### Requirement
An exact copy of all the data is required, with pictures left out.

***** Dataset excerpt

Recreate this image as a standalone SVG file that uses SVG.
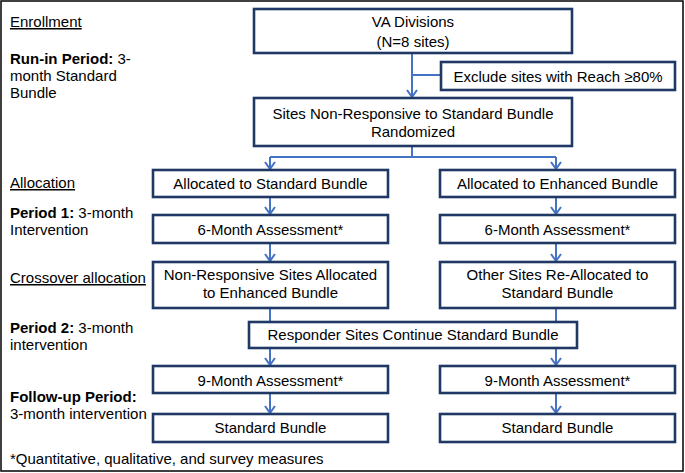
<svg xmlns="http://www.w3.org/2000/svg" width="685" height="473" viewBox="0 0 685 473">
<defs>
<style>
text{font-family:"Liberation Sans",Arial,sans-serif;font-size:15px;fill:#000}
.c{text-anchor:middle}
.b{font-weight:bold}
.u{text-decoration:underline}
.box{fill:#fff;stroke:#1F3864;stroke-width:2.6}
.con{fill:none;stroke:#4472C4;stroke-width:2}
.arr{marker-end:url(#ah)}
</style>
<marker id="ah" viewBox="0 0 10 12" refX="9" refY="6" markerWidth="10" markerHeight="12" markerUnits="userSpaceOnUse" orient="auto">
<path d="M2,1 L9,6 L2,11" fill="none" stroke="#4472C4" stroke-width="2"/>
</marker>
</defs>
<rect x="0" y="0" width="685" height="473" fill="#fff"/>
<rect x="1" y="1" width="682" height="470" fill="none" stroke="#000" stroke-width="1.5"/>

<g id="labels">
<text x="10" y="27" class="u">Enrollment</text>
<text x="10" y="64"><tspan class="b">Run-in Period:</tspan> 3-</text>
<text x="10" y="81">month Standard</text>
<text x="10" y="98">Bundle</text>
<text x="10" y="188" class="u">Allocation</text>
<text x="10" y="218"><tspan class="b">Period 1:</tspan> 3-month</text>
<text x="10" y="235">Intervention</text>
<text x="10" y="283" class="u">Crossover allocation</text>
<text x="10" y="333"><tspan class="b">Period 2:</tspan> 3-month</text>
<text x="10" y="350">intervention</text>
<text x="10" y="402" class="b">Follow-up Period:</text>
<text x="10" y="419">3-month intervention</text>
<text x="10" y="464">*Quantitative, qualitative, and survey measures</text>
</g>

<g id="connectors">
<line class="con arr" x1="412" y1="53" x2="412" y2="97"/>
<line class="con" x1="412" y1="75" x2="441" y2="75"/>
<polyline class="con" points="412,146 412,157 270,157"/>
<line class="con" x1="412" y1="157" x2="556" y2="157"/>
<line class="con arr" x1="270" y1="157" x2="270" y2="169"/>
<line class="con arr" x1="556" y1="157" x2="556" y2="169"/>
<line class="con arr" x1="270" y1="197" x2="270" y2="214"/>
<line class="con arr" x1="556" y1="197" x2="556" y2="214"/>
<line class="con arr" x1="270" y1="243" x2="270" y2="261"/>
<line class="con arr" x1="556" y1="243" x2="556" y2="261"/>
<line class="con arr" x1="270" y1="308" x2="270" y2="365"/>
<line class="con arr" x1="556" y1="308" x2="556" y2="365"/>
<line class="con arr" x1="270" y1="393" x2="270" y2="413"/>
<line class="con arr" x1="556" y1="393" x2="556" y2="413"/>
</g>

<g id="va-divisions">
<rect class="box" x="254" y="9" width="318" height="44"/>
<text class="c" x="413" y="27">VA Divisions</text>
<text class="c" x="413" y="47">(N=8 sites)</text>
</g>
<g id="exclude">
<rect class="box" x="441" y="62" width="234" height="28"/>
<text class="c" x="558" y="82">Exclude sites with Reach ≥80%</text>
</g>
<g id="randomized">
<rect class="box" x="254" y="98" width="318" height="48"/>
<text class="c" x="413" y="119">Sites Non-Responsive to Standard Bundle</text>
<text class="c" x="413" y="137">Randomized</text>
</g>
<g id="alloc-standard">
<rect class="box" x="153" y="170" width="235" height="27"/>
<text class="c" x="270.5" y="189">Allocated to Standard Bundle</text>
</g>
<g id="alloc-enhanced">
<rect class="box" x="440" y="170" width="235" height="27"/>
<text class="c" x="557.5" y="189">Allocated to Enhanced Bundle</text>
</g>
<g id="assess6-left">
<rect class="box" x="153" y="215" width="235" height="28"/>
<text class="c" x="270.5" y="235">6-Month Assessment*</text>
</g>
<g id="assess6-right">
<rect class="box" x="440" y="215" width="235" height="28"/>
<text class="c" x="557.5" y="235">6-Month Assessment*</text>
</g>
<g id="crossover-left">
<rect class="box" x="153" y="262" width="235" height="46"/>
<text class="c" x="270.5" y="280">Non-Responsive Sites Allocated</text>
<text class="c" x="270.5" y="298">to Enhanced Bundle</text>
</g>
<g id="crossover-right">
<rect class="box" x="440" y="262" width="235" height="46"/>
<text class="c" x="557.5" y="280">Other Sites Re-Allocated to</text>
<text class="c" x="557.5" y="298">Standard Bundle</text>
</g>
<g id="responders">
<rect class="box" x="249" y="322" width="328" height="26"/>
<text class="c" x="413" y="340">Responder Sites Continue Standard Bundle</text>
</g>
<g id="assess9-left">
<rect class="box" x="153" y="366" width="235" height="27"/>
<text class="c" x="270.5" y="386">9-Month Assessment*</text>
</g>
<g id="assess9-right">
<rect class="box" x="440" y="366" width="235" height="27"/>
<text class="c" x="557.5" y="386">9-Month Assessment*</text>
</g>
<g id="standard-left">
<rect class="box" x="153" y="414" width="235" height="28"/>
<text class="c" x="270.5" y="433">Standard Bundle</text>
</g>
<g id="standard-right">
<rect class="box" x="440" y="414" width="235" height="28"/>
<text class="c" x="557.5" y="433">Standard Bundle</text>
</g>
</svg>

**********

### Output of the exercise
Recreate this image as a standalone SVG file that uses SVG.
<svg xmlns="http://www.w3.org/2000/svg" width="685" height="473" viewBox="0 0 685 473">
<defs>
<style>
text{font-family:"Liberation Sans",Arial,sans-serif;font-size:15px;fill:#000}
.c{text-anchor:middle}
.b{font-weight:bold}
.u{text-decoration:underline}
.box{fill:#fff;stroke:#1F3864;stroke-width:2.6}
.con{fill:none;stroke:#4472C4;stroke-width:2}
.arr{marker-end:url(#ah)}
</style>
<marker id="ah" viewBox="0 0 10 12" refX="9" refY="6" markerWidth="10" markerHeight="12" markerUnits="userSpaceOnUse" orient="auto">
<path d="M2,1 L9,6 L2,11" fill="none" stroke="#4472C4" stroke-width="2"/>
</marker>
</defs>
<rect x="0" y="0" width="685" height="473" fill="#fff"/>
<rect x="1" y="1" width="682" height="470" fill="none" stroke="#000" stroke-width="1.5"/>

<g id="labels">
<text x="10" y="27" class="u">Enrollment</text>
<text x="10" y="64"><tspan class="b">Run-in Period:</tspan> 3-</text>
<text x="10" y="81">month Standard</text>
<text x="10" y="98">Bundle</text>
<text x="10" y="188" class="u">Allocation</text>
<text x="10" y="218"><tspan class="b">Period 1:</tspan> 3-month</text>
<text x="10" y="235">Intervention</text>
<text x="10" y="283" class="u">Crossover allocation</text>
<text x="10" y="333"><tspan class="b">Period 2:</tspan> 3-month</text>
<text x="10" y="350">intervention</text>
<text x="10" y="402" class="b">Follow-up Period:</text>
<text x="10" y="419">3-month intervention</text>
<text x="10" y="464">*Quantitative, qualitative, and survey measures</text>
</g>

<g id="connectors">
<line class="con arr" x1="412" y1="53" x2="412" y2="97"/>
<line class="con" x1="412" y1="75" x2="441" y2="75"/>
<polyline class="con" points="412,146 412,157 270,157"/>
<line class="con" x1="412" y1="157" x2="556" y2="157"/>
<line class="con arr" x1="270" y1="157" x2="270" y2="169"/>
<line class="con arr" x1="556" y1="157" x2="556" y2="169"/>
<line class="con arr" x1="270" y1="197" x2="270" y2="214"/>
<line class="con arr" x1="556" y1="197" x2="556" y2="214"/>
<line class="con arr" x1="270" y1="243" x2="270" y2="261"/>
<line class="con arr" x1="556" y1="243" x2="556" y2="261"/>
<line class="con arr" x1="270" y1="308" x2="270" y2="365"/>
<line class="con arr" x1="556" y1="308" x2="556" y2="365"/>
<line class="con arr" x1="270" y1="393" x2="270" y2="413"/>
<line class="con arr" x1="556" y1="393" x2="556" y2="413"/>
</g>

<g id="va-divisions">
<rect class="box" x="254" y="9" width="318" height="44"/>
<text class="c" x="413" y="27">VA Divisions</text>
<text class="c" x="413" y="47">(N=8 sites)</text>
</g>
<g id="exclude">
<rect class="box" x="441" y="62" width="234" height="28"/>
<text class="c" x="558" y="82">Exclude sites with Reach ≥80%</text>
</g>
<g id="randomized">
<rect class="box" x="254" y="98" width="318" height="48"/>
<text class="c" x="413" y="119">Sites Non-Responsive to Standard Bundle</text>
<text class="c" x="413" y="137">Randomized</text>
</g>
<g id="alloc-standard">
<rect class="box" x="153" y="170" width="235" height="27"/>
<text class="c" x="270.5" y="189">Allocated to Standard Bundle</text>
</g>
<g id="alloc-enhanced">
<rect class="box" x="440" y="170" width="235" height="27"/>
<text class="c" x="557.5" y="189">Allocated to Enhanced Bundle</text>
</g>
<g id="assess6-left">
<rect class="box" x="153" y="215" width="235" height="28"/>
<text class="c" x="270.5" y="235">6-Month Assessment*</text>
</g>
<g id="assess6-right">
<rect class="box" x="440" y="215" width="235" height="28"/>
<text class="c" x="557.5" y="235">6-Month Assessment*</text>
</g>
<g id="crossover-left">
<rect class="box" x="153" y="262" width="235" height="46"/>
<text class="c" x="270.5" y="280">Non-Responsive Sites Allocated</text>
<text class="c" x="270.5" y="298">to Enhanced Bundle</text>
</g>
<g id="crossover-right">
<rect class="box" x="440" y="262" width="235" height="46"/>
<text class="c" x="557.5" y="280">Other Sites Re-Allocated to</text>
<text class="c" x="557.5" y="298">Standard Bundle</text>
</g>
<g id="responders">
<rect class="box" x="249" y="322" width="328" height="26"/>
<text class="c" x="413" y="340">Responder Sites Continue Standard Bundle</text>
</g>
<g id="assess9-left">
<rect class="box" x="153" y="366" width="235" height="27"/>
<text class="c" x="270.5" y="386">9-Month Assessment*</text>
</g>
<g id="assess9-right">
<rect class="box" x="440" y="366" width="235" height="27"/>
<text class="c" x="557.5" y="386">9-Month Assessment*</text>
</g>
<g id="standard-left">
<rect class="box" x="153" y="414" width="235" height="28"/>
<text class="c" x="270.5" y="433">Standard Bundle</text>
</g>
<g id="standard-right">
<rect class="box" x="440" y="414" width="235" height="28"/>
<text class="c" x="557.5" y="433">Standard Bundle</text>
</g>
</svg>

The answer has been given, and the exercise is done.